Tulisan ini didedikasikan untuk Askha dan aku. Bukan untuk menyesali atau ingin mengulang waktu. Tapi untuk menghargai setiap proses yang telah terjadi dihidupku.
Namaku Najeeb. Lelaki yang sedang menempuh progam sarjana, akan menyelesaikan semester 6, yang suka menyendiri, main futsal, nge-game, main biola, main bass, panjat tebing, naik gunung, berpendapat, menunda tugas, tertawa dan begadang. Karena sifat penyendiri, aku memiliki beberapa tempat favorit untuk lebih bisa memeluk diriku. Semua tempat itu ada di kampusku. Diantaranya adalah Genkan lantai 2, gedung B lantai 3, lapsas, bangbir, hima, musholla, dan kawasan penangkaran manusia. Pernah ketika H-1 ujian tengah semester, aku menghabiskan 5 jam di genkan lantai 2 tanpa sadar senja sudah berlalu. Keasikan membaca novel Laut Bercerita karya Leila S. Chudori. Dan menghafalkan materi UTS. Saat itu ditemani HP, headset, susu kotak coklat, dan roti coklat kesukaanku.
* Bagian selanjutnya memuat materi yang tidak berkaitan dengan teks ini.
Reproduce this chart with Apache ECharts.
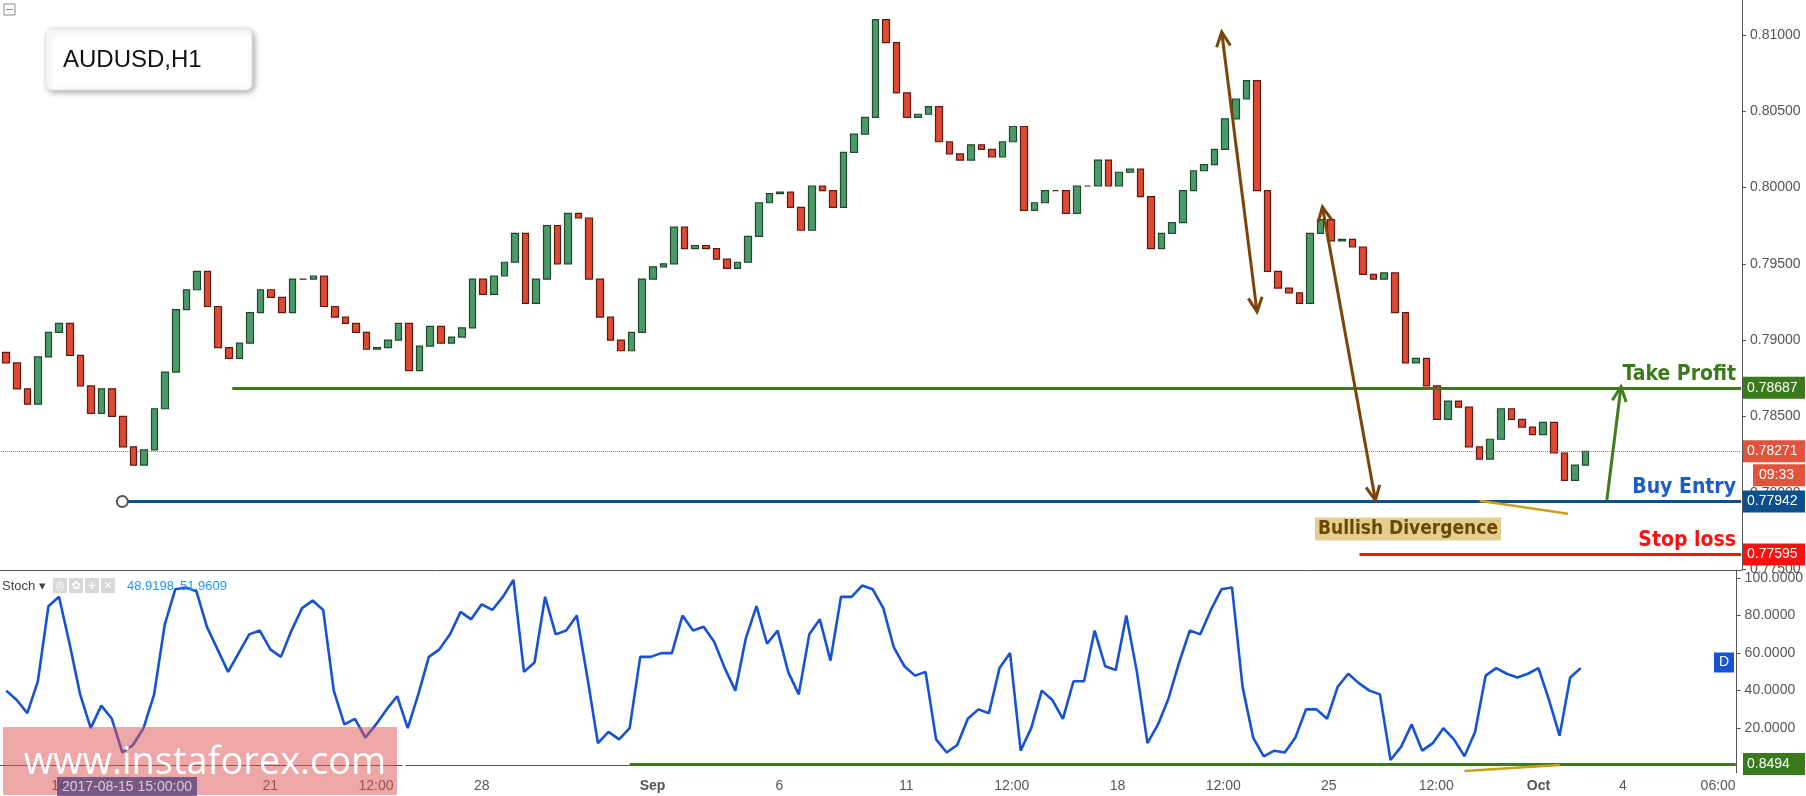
<!DOCTYPE html>
<html><head><meta charset="utf-8">
<script src="https://cdn.jsdelivr.net/npm/echarts@6/dist/echarts.min.js"></script>
<style>html,body{margin:0;padding:0;background:#fff}#c{width:1806px;height:796px}</style>
</head><body><div id="c"></div>
<script>
// ---- data ----
const TOTAL_HOURS = 986;          // hourly slots on the time axis
const CANDLE_STEP = 6;            // each candle = 6 hours
const firstOpen = 0.7892;
const closes = [
.7885,.7868,.7858,.7889,.7905,.7911,.7890,.7870,.7852,.7868,.7850,.7830,.7818,.7828,.7855,.7879,.7920,.7933,.7945,.7922,
.7895,.7888,.7898,.7918,.7933,.7928,.7918,.7940,.7940,.7942,.7922,.7915,.7911,.7905,.7894,.7895,.7900,.7911,.7880,.7896,
.7909,.7898,.7902,.7908,.7940,.7930,.7942,.7951,.7970,.7924,.7940,.7975,.7950,.7983,.7980,.7940,.7915,.7900,.7893,.7905,
.7940,.7948,.7950,.7974,.7960,.7962,.7960,.7953,.7947,.7951,.7968,.7990,.7996,.7997,.7987,.7972,.8001,.7998,.7987,.8023,
.8035,.8046,.8110,.8095,.8062,.8046,.8048,.8053,.8030,.8022,.8018,.8028,.8025,.8020,.8030,.8040,.7985,.7990,.7998,.7998,
.7983,.8001,.8001,.8018,.8001,.8010,.8012,.7994,.7960,.7970,.7977,.7998,.8011,.8015,.8025,.8045,.8058,.8070,.7998,.7945,
.7934,.7931,.7924,.7970,.7979,.7965,.7966,.7961,.7943,.7940,.7944,.7918,.7885,.7888,.7870,.7848,.7860,.7856,.7830,.7822,
.7835,.7855,.7848,.7843,.7838,.7846,.7826,.7808,.7818,.7827];
const stoch = [
40,35,28,45,85,90,65,38,20,32,25,7,11,20,38,75,94,95,93,74,
62,50,60,70,72,62,58,72,84,88,83,40,22,25,15,22,30,37,20,38,
58,62,70,82,78,86,83,90,99,50,55,90,70,72,80,47,12,18,14,20,
58,58,60,60,80,72,74,66,52,40,68,85,65,72,50,38,70,78,56,90,
90,96,94,84,63,53,48,50,14,7,11,25,30,28,52,60,8,20,40,35,
25,45,45,72,53,51,80,50,12,22,36,55,72,70,83,94,95,42,15,5,
8,7,15,30,30,25,42,49,44,40,38,3,10,22,8,12,20,14,5,18,
48,52,49,47,49,52,35,16,47,52];
const xTickHours  = [33,153,213,273,370,442,514,574,634,694,754,815,873,921,975];
const xTickLabels = ['14','21','12:00','28','Sep','6','11','12:00','18','12:00','25','12:00','Oct','4','06:00'];
const priceTicks = [0.775,0.78,0.785,0.79,0.795,0.80,0.805,0.81];
const stochTicks = [20,40,60,80,100];
const levels = {takeProfit:0.78687, buyEntry:0.77942, stopLoss:0.77595, current:0.78271, stochLow:0.8494};
const levelStartHour = {takeProfit:131, buyEntry:71, stopLoss:769, stochLow:357};
const stochHeader = ['48.9198','51.9609'];
// annotation arrows in (hour, price)
const arrows = [
  {from:[691,0.81019], to:[711,0.79185], both:true, color:'#7a4506'},
  {from:[748,0.79873], to:[778,0.77950], both:true, color:'#7a4506'},
  {from:[909,0.77950], to:[917,0.78694], both:false, color:'#3f7d1c'}
];
const divPrice = [[837,0.77947],[887,0.77862]];
const divStoch = [[831,-2.8],[885,0.3]];

// ---- build ----
const cats = Array.from({length:TOTAL_HOURS},(_,i)=>String(i));
const candleData = cats.map(()=>'-');
closes.forEach((c,i)=>{const o=i?closes[i-1]:firstOpen;candleData[i*CANDLE_STEP+3]=[o,c,Math.min(o,c),Math.max(o,c)];});
const stochData = cats.map(()=>null);
stoch.forEach((v,i)=>{stochData[i*CANDLE_STEP+3]=v;});

const chart = echarts.init(document.getElementById('c'),null,{renderer:'canvas'});
const axisCol='#555';
chart.setOption({
  animation:false,
  grid:[{left:0,right:64,top:0,height:570},{left:0,right:64,top:570,bottom:23}],
  xAxis:[
    {type:'category',data:cats,gridIndex:0,boundaryGap:true,axisLine:{lineStyle:{color:axisCol}},axisTick:{show:false},axisLabel:{show:false}},
    {type:'category',data:cats,gridIndex:1,boundaryGap:true,axisLine:{lineStyle:{color:axisCol}},
     axisTick:{interval:(i)=>xTickHours.includes(i),length:4,lineStyle:{color:axisCol}},
     axisLabel:{interval:(i)=>xTickHours.includes(i),color:'#555',fontSize:14,fontFamily:'Arial, Liberation Sans',margin:6,
       formatter:(v,i)=>{const k=xTickHours.indexOf(+v);const t=xTickLabels[k];return (t==='Sep'||t==='Oct')?'{b|'+t+'}':t;},
       rich:{b:{fontWeight:'bold',fontSize:14,color:'#555'}}}}
  ],
  yAxis:[
    {type:'value',gridIndex:0,position:'right',min:0.77493,max:0.81229,splitLine:{show:false},
     axisLine:{show:true,lineStyle:{color:axisCol}},axisTick:{show:true,customValues:priceTicks,length:4,lineStyle:{color:axisCol}},
     axisLabel:{customValues:priceTicks,formatter:v=>v.toFixed(5),color:'#555',fontSize:14,fontFamily:'Arial, Liberation Sans',margin:8}},
    {type:'value',gridIndex:1,position:'right',min:-3.9,max:104.3,splitLine:{show:false},
     axisLine:{show:true,lineStyle:{color:axisCol}},axisTick:{show:true,customValues:stochTicks,length:4,lineStyle:{color:axisCol}},
     axisLabel:{customValues:stochTicks,formatter:v=>v.toFixed(4),color:'#555',fontSize:14,fontFamily:'Arial, Liberation Sans',margin:8}}
  ],
  series:[
    {type:'candlestick',xAxisIndex:0,yAxisIndex:0,data:candleData,barWidth:7,large:false,progressive:0,
     itemStyle:{color:'#4c9a6a',color0:'#e04a34',borderColor:'#1d4a2b',borderColor0:'#5e1a10',borderWidth:1.2},
     markLine:{silent:true,symbol:'none',label:{show:false},data:[
       [{coord:['0',levels.current],lineStyle:{color:'#e0533d',type:'dotted',width:1}},{coord:[String(TOTAL_HOURS-1),levels.current]}],
       [{coord:[String(levelStartHour.takeProfit),levels.takeProfit],lineStyle:{color:'#3b7a1c',type:'solid',width:3}},{coord:[String(TOTAL_HOURS-1),levels.takeProfit]}],
       [{coord:[String(levelStartHour.buyEntry),levels.buyEntry],lineStyle:{color:'#0d4f8b',type:'solid',width:3}},{coord:[String(TOTAL_HOURS-1),levels.buyEntry]}],
       [{coord:[String(levelStartHour.stopLoss),levels.stopLoss],lineStyle:{color:'#ff1010',type:'solid',width:3}},{coord:[String(TOTAL_HOURS-1),levels.stopLoss]}]
     ]}},
    {type:'line',xAxisIndex:1,yAxisIndex:1,data:stochData,connectNulls:true,showSymbol:false,
     lineStyle:{color:'#1652d4',width:2.6},
     markLine:{silent:true,symbol:'none',label:{show:false},data:[
       [{coord:[String(levelStartHour.stochLow),levels.stochLow],lineStyle:{color:'#3b7a1c',type:'solid',width:3}},{coord:[String(TOTAL_HOURS-1),levels.stochLow]}]
     ]}}
  ]
});

function P(h,p){return chart.convertToPixel({xAxisIndex:0,yAxisIndex:0},[h,p]);}
function S(h,v){return chart.convertToPixel({xAxisIndex:1,yAxisIndex:1},[h,v]);}
const g=[];
const AX=1742;
function box(y,txt,bg){g.push({type:'rect',shape:{x:AX+1,y:y-11,width:62,height:22},style:{fill:bg},z:50});
  g.push({type:'text',x:AX+5,y:y,style:{text:txt,fill:'#fff',font:'14px Arial, Liberation Sans',verticalAlign:'middle'},z:51});}
const narrow='"Liberation Sans Narrow", "Arial Narrow", "DejaVu Sans Condensed", sans-serif';
function ltxt(y,txt,col){g.push({type:'text',x:AX-6,y:y-3,style:{text:txt,fill:col,font:'bold 21px '+narrow,align:'right',verticalAlign:'bottom'},z:40});}
const yTP=P(0,levels.takeProfit)[1], yBE=P(0,levels.buyEntry)[1], ySL=P(0,levels.stopLoss)[1], yCur=P(0,levels.current)[1];
const yStL=S(0,levels.stochLow)[1];
box(yTP,levels.takeProfit.toFixed(5),'#3b7a1c'); ltxt(yTP,'Take Profit','#3b7a1c');
box(yBE,levels.buyEntry.toFixed(5),'#0d4f8b'); ltxt(yBE,'Buy Entry','#1a5ccc');
box(ySL,levels.stopLoss.toFixed(5),'#ff1010'); ltxt(ySL,'Stop loss','#ff1010');
box(yCur,levels.current.toFixed(5),'#e0533d');
g.push({type:'rect',shape:{x:AX+11,y:yCur+13,width:52,height:22},style:{fill:'#e0533d'},z:50});
g.push({type:'text',x:AX+17,y:yCur+24,style:{text:'09:33',fill:'#fff',font:'14px Arial, Liberation Sans',verticalAlign:'middle'},z:51});
box(yStL,levels.stochLow.toFixed(4),'#3b7a1c');
const yD=S(0,55)[1];
g.push({type:'rect',shape:{x:1714,y:yD-10,width:20,height:20},style:{fill:'#1652d4'},z:50});
g.push({type:'text',x:1724,y:yD,style:{text:'D',fill:'#fff',font:'14px Arial',align:'center',verticalAlign:'middle'},z:51});
const be0=P(levelStartHour.buyEntry,levels.buyEntry);
g.push({type:'circle',shape:{cx:be0[0]-4,cy:be0[1],r:5.5},style:{fill:'#fff',stroke:'#555',lineWidth:2},z:45});
function head(tip,from,col){const a=Math.atan2(from[1]-tip[1],from[0]-tip[0]);const L=16,w=0.45;
  g.push({type:'polyline',shape:{points:[[tip[0]+L*Math.cos(a+w),tip[1]+L*Math.sin(a+w)],tip,[tip[0]+L*Math.cos(a-w),tip[1]+L*Math.sin(a-w)]]},style:{stroke:col,lineWidth:3,fill:null},z:42});}
arrows.forEach(a=>{const f=P(a.from[0],a.from[1]),t=P(a.to[0],a.to[1]);
  g.push({type:'line',shape:{x1:f[0],y1:f[1],x2:t[0],y2:t[1]},style:{stroke:a.color,lineWidth:3},z:42});
  head(t,f,a.color); if(a.both) head(f,t,a.color);});
{const a=P(divPrice[0][0],divPrice[0][1]),b=P(divPrice[1][0],divPrice[1][1]);
 g.push({type:'line',shape:{x1:a[0],y1:a[1],x2:b[0],y2:b[1]},style:{stroke:'#c9a018',lineWidth:2.5},z:42});}
{const a=S(divStoch[0][0],divStoch[0][1]),b=S(divStoch[1][0],divStoch[1][1]);
 g.push({type:'line',shape:{x1:a[0],y1:a[1],x2:b[0],y2:b[1]},style:{stroke:'#c9a018',lineWidth:2.5},z:42});}
g.push({type:'text',x:1408,y:529,style:{text:'Bullish Divergence',fill:'#6b4800',backgroundColor:'#e3cd8f',padding:[2,3],font:'bold 19px '+narrow,align:'center',verticalAlign:'middle'},z:45});
g.push({type:'rect',shape:{x:46,y:29,width:206,height:61,r:6},style:{fill:'#fff',stroke:'#e6e6e6',shadowBlur:6,shadowColor:'rgba(0,0,0,0.35)',shadowOffsetX:2,shadowOffsetY:2},z:60});
g.push({type:'text',x:63,y:60,style:{text:'AUDUSD,H1',fill:'#111',font:'24px Arial, Liberation Sans',verticalAlign:'middle'},z:61});
g.push({type:'rect',shape:{x:4,y:4,width:11,height:11},style:{fill:'#fff',stroke:'#888',lineWidth:1},z:60});
g.push({type:'line',shape:{x1:6,y1:9.5,x2:13,y2:9.5},style:{stroke:'#888',lineWidth:1},z:61});
g.push({type:'text',x:2,y:586,style:{text:'Stoch ▾',fill:'#444',font:'13px Arial, Liberation Sans',verticalAlign:'middle'},z:60});
['◎','✿','+','✕'].forEach((s,i)=>{g.push({type:'rect',shape:{x:53+i*16,y:578,width:14,height:15},style:{fill:'#d8d8d8'},z:60});
  g.push({type:'text',x:60+i*16,y:586,style:{text:s,fill:'#fff',font:'bold 11px DejaVu Sans',align:'center',verticalAlign:'middle'},z:61});});
g.push({type:'text',x:127,y:586,style:{text:stochHeader[0],fill:'#2196f3',font:'13px Arial, Liberation Sans',verticalAlign:'middle'},z:60});
g.push({type:'text',x:180,y:586,style:{text:stochHeader[1],fill:'#2196f3',font:'13px Arial, Liberation Sans',verticalAlign:'middle'},z:60});
g.push({type:'rect',shape:{x:3,y:727,width:394,height:68},style:{fill:'rgba(221,80,80,0.5)'},z:70});
g.push({type:'text',x:200,y:763,style:{text:'[  www.instaforex.com ]',fill:'#fff',font:'38px "Open Sans", sans-serif',align:'center',verticalAlign:'middle'},z:71});
g.push({type:'rect',shape:{x:57,y:777,width:140,height:19},style:{fill:'rgba(80,60,120,0.75)'},z:72});
g.push({type:'text',x:127,y:787,style:{text:'2017-08-15 15:00:00',fill:'rgba(255,255,255,0.7)',font:'14px Arial, Liberation Sans',align:'center',verticalAlign:'middle'},z:73});
chart.setOption({graphic:{elements:g}});
</script></body></html>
Seperti manusia yang ada di kampus, di kost, di minimarket, di jalan manapun, aku mempunyai perasaan. Aku pernah suka, pernah jatuh cinta kepada seseorang gadis. Setiap orang bertanya “kenapa?” Aku bingung harus menjawab apa. Karena tidak ada alasan untuk itu. Namanya Askha. Satu jurusan denganku, tapi satu tingkat dibawahku. Aku tidak bisa berbuat apa apa saat melihat dia tersenyum. Aku menikmatinya. Aku ingin dekat dengannya. Tapi aku bingung untuk memulai. Aku mencoba membuka diri, membuka hati setelah gagal pada kisah terdahulu.
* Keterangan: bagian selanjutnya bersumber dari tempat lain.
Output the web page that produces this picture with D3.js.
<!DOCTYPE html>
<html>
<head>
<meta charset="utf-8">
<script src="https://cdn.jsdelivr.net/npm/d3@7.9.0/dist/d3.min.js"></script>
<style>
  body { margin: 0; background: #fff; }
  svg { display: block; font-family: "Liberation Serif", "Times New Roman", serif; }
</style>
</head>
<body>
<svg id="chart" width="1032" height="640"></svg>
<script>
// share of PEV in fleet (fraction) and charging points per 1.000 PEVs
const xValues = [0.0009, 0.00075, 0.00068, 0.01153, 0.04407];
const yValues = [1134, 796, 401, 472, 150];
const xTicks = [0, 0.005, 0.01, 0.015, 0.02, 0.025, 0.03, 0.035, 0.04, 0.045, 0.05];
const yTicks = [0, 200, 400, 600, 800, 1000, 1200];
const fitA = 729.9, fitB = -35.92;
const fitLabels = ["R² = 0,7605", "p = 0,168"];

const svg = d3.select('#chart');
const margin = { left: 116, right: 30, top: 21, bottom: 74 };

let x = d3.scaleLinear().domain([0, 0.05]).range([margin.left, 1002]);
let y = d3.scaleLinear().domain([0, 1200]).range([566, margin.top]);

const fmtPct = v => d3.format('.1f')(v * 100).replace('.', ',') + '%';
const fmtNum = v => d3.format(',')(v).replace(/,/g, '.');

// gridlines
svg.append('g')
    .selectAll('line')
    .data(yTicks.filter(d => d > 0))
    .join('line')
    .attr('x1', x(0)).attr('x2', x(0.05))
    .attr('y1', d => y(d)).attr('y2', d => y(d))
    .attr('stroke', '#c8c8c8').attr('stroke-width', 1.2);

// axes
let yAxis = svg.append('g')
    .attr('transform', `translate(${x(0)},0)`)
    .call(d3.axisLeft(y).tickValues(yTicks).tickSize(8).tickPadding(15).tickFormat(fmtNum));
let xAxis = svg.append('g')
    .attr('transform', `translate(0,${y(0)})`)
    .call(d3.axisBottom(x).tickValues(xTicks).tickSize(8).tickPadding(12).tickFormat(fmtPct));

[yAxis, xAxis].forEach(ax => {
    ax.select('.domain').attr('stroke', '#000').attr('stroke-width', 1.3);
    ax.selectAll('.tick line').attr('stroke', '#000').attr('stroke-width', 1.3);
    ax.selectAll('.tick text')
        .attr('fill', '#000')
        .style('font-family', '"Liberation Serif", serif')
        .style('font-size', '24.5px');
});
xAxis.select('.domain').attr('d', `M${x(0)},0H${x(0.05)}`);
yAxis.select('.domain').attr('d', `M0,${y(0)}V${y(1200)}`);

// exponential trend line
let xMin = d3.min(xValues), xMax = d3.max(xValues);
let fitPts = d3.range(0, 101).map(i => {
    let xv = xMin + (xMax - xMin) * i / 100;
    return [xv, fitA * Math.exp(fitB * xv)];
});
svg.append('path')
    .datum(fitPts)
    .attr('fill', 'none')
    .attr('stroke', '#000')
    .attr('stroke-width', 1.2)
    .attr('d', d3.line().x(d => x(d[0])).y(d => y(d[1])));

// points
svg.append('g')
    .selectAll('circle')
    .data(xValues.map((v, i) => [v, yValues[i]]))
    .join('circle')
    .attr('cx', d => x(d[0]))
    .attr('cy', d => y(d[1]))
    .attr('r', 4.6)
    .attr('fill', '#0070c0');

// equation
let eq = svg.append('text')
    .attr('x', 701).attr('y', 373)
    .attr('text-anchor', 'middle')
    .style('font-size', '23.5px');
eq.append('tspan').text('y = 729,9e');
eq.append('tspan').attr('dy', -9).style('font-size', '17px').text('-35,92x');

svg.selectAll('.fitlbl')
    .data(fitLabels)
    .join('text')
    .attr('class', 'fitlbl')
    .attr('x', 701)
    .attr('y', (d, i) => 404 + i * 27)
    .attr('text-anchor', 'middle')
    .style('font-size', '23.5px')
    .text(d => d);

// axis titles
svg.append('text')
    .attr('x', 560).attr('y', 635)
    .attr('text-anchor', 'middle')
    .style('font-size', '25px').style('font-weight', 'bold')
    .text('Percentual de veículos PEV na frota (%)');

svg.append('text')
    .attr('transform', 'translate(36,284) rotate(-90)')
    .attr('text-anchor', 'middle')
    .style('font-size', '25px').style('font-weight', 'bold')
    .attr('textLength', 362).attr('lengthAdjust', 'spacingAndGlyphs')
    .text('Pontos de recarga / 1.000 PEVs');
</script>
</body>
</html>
Naluri dan otak kanan akan bekerja optimal ketika melakukan hal yang kita sukai demi mendapat atensi darinya. Respon positif, lalu komunikasi dua arah adalah hasil usaha otak kananku mendekatinya. Pada sore hari sekitar jam 4 lewat. Pertama kalinya aku jalan dengannya. Sedekat itu aku bisa melihat mata belo miliknya, senyum menawan dan suara lembut saat kita berbicara.
Saat aku melakukan hal yang kusenangi, waktu terasa cepat. Begitu pula ketika aku bersama Askha. Malam terlalu cepat berlalu, jalanan sepi dilalui mobil yang melaju kencang. Seperti ekspektasiku kepadanya. Tak bisa kuhentikan. Pikiranku beralih kepadanya 24/7. Aku bingung bagaimana berhenti. Aku tak pernah lepas kendali seperti ini.
Layaknya muda mudi yang jatuh cinta, kami melakukan hal yang senormalnya dilakukan. Nonton film di bioskop, chatting mengucapkan selamat malam, lalu selamat pagi mengigatnya saat akan memulai hari. Nonton teater lalu kami menebak alur dan watak tokohnya, nonton konser walau sedikit gerimis. Dan menemani makan siang.
Tahun baru semakin dekat. UAS telah selesai. Artinya Askha akan balik kerumahnya. Pintaku sebelum balik adalah mengajak dia nonton film Wonder. Dari novel Wonder karya RJ Palacio. Sehari sebelum nonton, ia ulangtahun. Aku buatkan sedikit mainan tangan dan surat pengakuan untuknya. Dan malam itu kami berpisah dan akan berjumpa tahun depan.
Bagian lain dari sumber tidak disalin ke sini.